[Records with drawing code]
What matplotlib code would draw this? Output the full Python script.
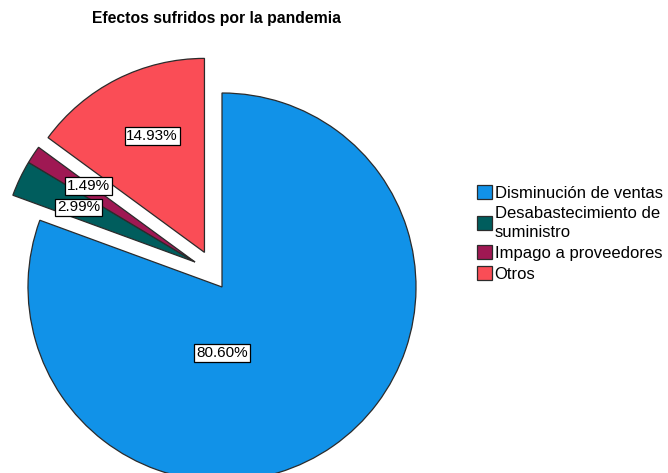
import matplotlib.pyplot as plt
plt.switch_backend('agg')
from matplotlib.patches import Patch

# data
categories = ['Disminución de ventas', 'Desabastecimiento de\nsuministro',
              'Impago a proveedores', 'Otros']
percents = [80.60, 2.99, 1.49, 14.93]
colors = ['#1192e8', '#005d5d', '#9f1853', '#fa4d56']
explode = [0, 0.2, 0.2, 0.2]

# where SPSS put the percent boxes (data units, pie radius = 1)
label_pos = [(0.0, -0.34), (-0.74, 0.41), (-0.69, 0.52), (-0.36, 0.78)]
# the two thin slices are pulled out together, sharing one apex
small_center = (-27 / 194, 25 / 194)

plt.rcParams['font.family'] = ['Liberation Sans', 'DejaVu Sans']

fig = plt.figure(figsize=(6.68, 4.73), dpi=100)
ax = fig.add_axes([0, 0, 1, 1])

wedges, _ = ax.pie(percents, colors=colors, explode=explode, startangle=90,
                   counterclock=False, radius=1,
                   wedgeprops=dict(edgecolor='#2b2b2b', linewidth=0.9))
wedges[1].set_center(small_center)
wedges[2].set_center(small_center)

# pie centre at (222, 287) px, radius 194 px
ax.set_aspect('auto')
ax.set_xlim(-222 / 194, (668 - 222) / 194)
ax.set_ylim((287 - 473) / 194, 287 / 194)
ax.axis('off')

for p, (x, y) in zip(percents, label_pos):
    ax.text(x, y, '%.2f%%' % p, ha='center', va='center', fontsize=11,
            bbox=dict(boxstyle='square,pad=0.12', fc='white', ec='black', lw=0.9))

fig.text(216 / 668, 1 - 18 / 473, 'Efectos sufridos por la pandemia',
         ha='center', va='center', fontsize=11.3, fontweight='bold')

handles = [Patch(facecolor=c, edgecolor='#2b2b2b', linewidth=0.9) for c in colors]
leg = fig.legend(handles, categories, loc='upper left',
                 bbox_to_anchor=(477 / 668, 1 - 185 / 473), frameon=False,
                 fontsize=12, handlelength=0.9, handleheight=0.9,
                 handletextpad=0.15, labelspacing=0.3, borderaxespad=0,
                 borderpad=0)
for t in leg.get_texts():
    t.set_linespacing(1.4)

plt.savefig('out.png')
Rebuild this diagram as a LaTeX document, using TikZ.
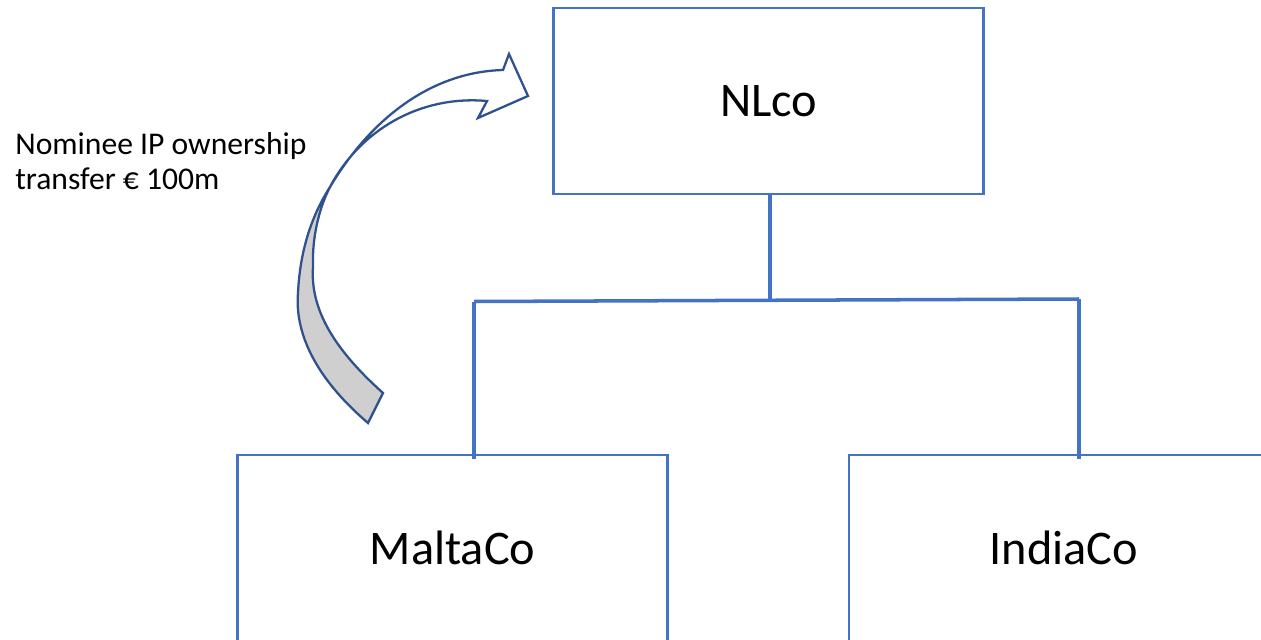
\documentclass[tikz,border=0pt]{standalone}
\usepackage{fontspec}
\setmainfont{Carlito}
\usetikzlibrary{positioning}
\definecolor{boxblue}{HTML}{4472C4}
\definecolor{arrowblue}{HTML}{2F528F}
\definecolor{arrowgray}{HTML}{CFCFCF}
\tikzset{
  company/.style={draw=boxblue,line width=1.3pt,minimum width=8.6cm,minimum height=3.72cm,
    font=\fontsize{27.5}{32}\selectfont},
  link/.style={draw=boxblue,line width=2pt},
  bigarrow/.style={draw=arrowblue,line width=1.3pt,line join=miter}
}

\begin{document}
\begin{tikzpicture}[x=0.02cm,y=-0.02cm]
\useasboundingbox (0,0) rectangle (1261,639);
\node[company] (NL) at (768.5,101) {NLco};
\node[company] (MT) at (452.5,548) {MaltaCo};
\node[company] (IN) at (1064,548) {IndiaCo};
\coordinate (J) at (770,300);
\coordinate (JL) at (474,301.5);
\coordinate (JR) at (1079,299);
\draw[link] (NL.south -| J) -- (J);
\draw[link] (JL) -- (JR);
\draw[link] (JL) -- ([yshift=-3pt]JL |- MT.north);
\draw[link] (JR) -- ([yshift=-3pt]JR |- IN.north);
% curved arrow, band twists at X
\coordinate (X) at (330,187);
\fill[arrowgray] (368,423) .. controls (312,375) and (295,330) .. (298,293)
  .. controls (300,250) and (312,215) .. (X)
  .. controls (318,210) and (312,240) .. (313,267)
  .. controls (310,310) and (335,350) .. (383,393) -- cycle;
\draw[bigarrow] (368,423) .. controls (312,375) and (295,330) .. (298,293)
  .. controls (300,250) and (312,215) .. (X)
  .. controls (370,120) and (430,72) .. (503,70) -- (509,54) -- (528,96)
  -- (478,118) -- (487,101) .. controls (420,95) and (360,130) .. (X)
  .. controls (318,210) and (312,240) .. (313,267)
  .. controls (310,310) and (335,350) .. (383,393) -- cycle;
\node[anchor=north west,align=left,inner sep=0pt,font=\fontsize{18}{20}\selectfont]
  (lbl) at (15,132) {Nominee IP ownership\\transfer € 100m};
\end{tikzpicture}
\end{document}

WHAT YOU ARE ASKED TO DO: Restate the whole of the material word for word without the pictures.

REPLY:
What matplotlib code would draw this? Output the full Python script.
import matplotlib.pyplot as plt
plt.switch_backend('agg')
from matplotlib.patches import Patch

# data
categories = ['Disminución de ventas', 'Desabastecimiento de\nsuministro',
              'Impago a proveedores', 'Otros']
percents = [80.60, 2.99, 1.49, 14.93]
colors = ['#1192e8', '#005d5d', '#9f1853', '#fa4d56']
explode = [0, 0.2, 0.2, 0.2]

# where SPSS put the percent boxes (data units, pie radius = 1)
label_pos = [(0.0, -0.34), (-0.74, 0.41), (-0.69, 0.52), (-0.36, 0.78)]
# the two thin slices are pulled out together, sharing one apex
small_center = (-27 / 194, 25 / 194)

plt.rcParams['font.family'] = ['Liberation Sans', 'DejaVu Sans']

fig = plt.figure(figsize=(6.68, 4.73), dpi=100)
ax = fig.add_axes([0, 0, 1, 1])

wedges, _ = ax.pie(percents, colors=colors, explode=explode, startangle=90,
                   counterclock=False, radius=1,
                   wedgeprops=dict(edgecolor='#2b2b2b', linewidth=0.9))
wedges[1].set_center(small_center)
wedges[2].set_center(small_center)

# pie centre at (222, 287) px, radius 194 px
ax.set_aspect('auto')
ax.set_xlim(-222 / 194, (668 - 222) / 194)
ax.set_ylim((287 - 473) / 194, 287 / 194)
ax.axis('off')

for p, (x, y) in zip(percents, label_pos):
    ax.text(x, y, '%.2f%%' % p, ha='center', va='center', fontsize=11,
            bbox=dict(boxstyle='square,pad=0.12', fc='white', ec='black', lw=0.9))

fig.text(216 / 668, 1 - 18 / 473, 'Efectos sufridos por la pandemia',
         ha='center', va='center', fontsize=11.3, fontweight='bold')

handles = [Patch(facecolor=c, edgecolor='#2b2b2b', linewidth=0.9) for c in colors]
leg = fig.legend(handles, categories, loc='upper left',
                 bbox_to_anchor=(477 / 668, 1 - 185 / 473), frameon=False,
                 fontsize=12, handlelength=0.9, handleheight=0.9,
                 handletextpad=0.15, labelspacing=0.3, borderaxespad=0,
                 borderpad=0)
for t in leg.get_texts():
    t.set_linespacing(1.4)

plt.savefig('out.png')
Rebuild this diagram as a LaTeX document, using TikZ.
\documentclass[tikz,border=0pt]{standalone}
\usepackage{fontspec}
\setmainfont{Carlito}
\usetikzlibrary{positioning}
\definecolor{boxblue}{HTML}{4472C4}
\definecolor{arrowblue}{HTML}{2F528F}
\definecolor{arrowgray}{HTML}{CFCFCF}
\tikzset{
  company/.style={draw=boxblue,line width=1.3pt,minimum width=8.6cm,minimum height=3.72cm,
    font=\fontsize{27.5}{32}\selectfont},
  link/.style={draw=boxblue,line width=2pt},
  bigarrow/.style={draw=arrowblue,line width=1.3pt,line join=miter}
}

\begin{document}
\begin{tikzpicture}[x=0.02cm,y=-0.02cm]
\useasboundingbox (0,0) rectangle (1261,639);
\node[company] (NL) at (768.5,101) {NLco};
\node[company] (MT) at (452.5,548) {MaltaCo};
\node[company] (IN) at (1064,548) {IndiaCo};
\coordinate (J) at (770,300);
\coordinate (JL) at (474,301.5);
\coordinate (JR) at (1079,299);
\draw[link] (NL.south -| J) -- (J);
\draw[link] (JL) -- (JR);
\draw[link] (JL) -- ([yshift=-3pt]JL |- MT.north);
\draw[link] (JR) -- ([yshift=-3pt]JR |- IN.north);
% curved arrow, band twists at X
\coordinate (X) at (330,187);
\fill[arrowgray] (368,423) .. controls (312,375) and (295,330) .. (298,293)
  .. controls (300,250) and (312,215) .. (X)
  .. controls (318,210) and (312,240) .. (313,267)
  .. controls (310,310) and (335,350) .. (383,393) -- cycle;
\draw[bigarrow] (368,423) .. controls (312,375) and (295,330) .. (298,293)
  .. controls (300,250) and (312,215) .. (X)
  .. controls (370,120) and (430,72) .. (503,70) -- (509,54) -- (528,96)
  -- (478,118) -- (487,101) .. controls (420,95) and (360,130) .. (X)
  .. controls (318,210) and (312,240) .. (313,267)
  .. controls (310,310) and (335,350) .. (383,393) -- cycle;
\node[anchor=north west,align=left,inner sep=0pt,font=\fontsize{18}{20}\selectfont]
  (lbl) at (15,132) {Nominee IP ownership\\transfer € 100m};
\end{tikzpicture}
\end{document}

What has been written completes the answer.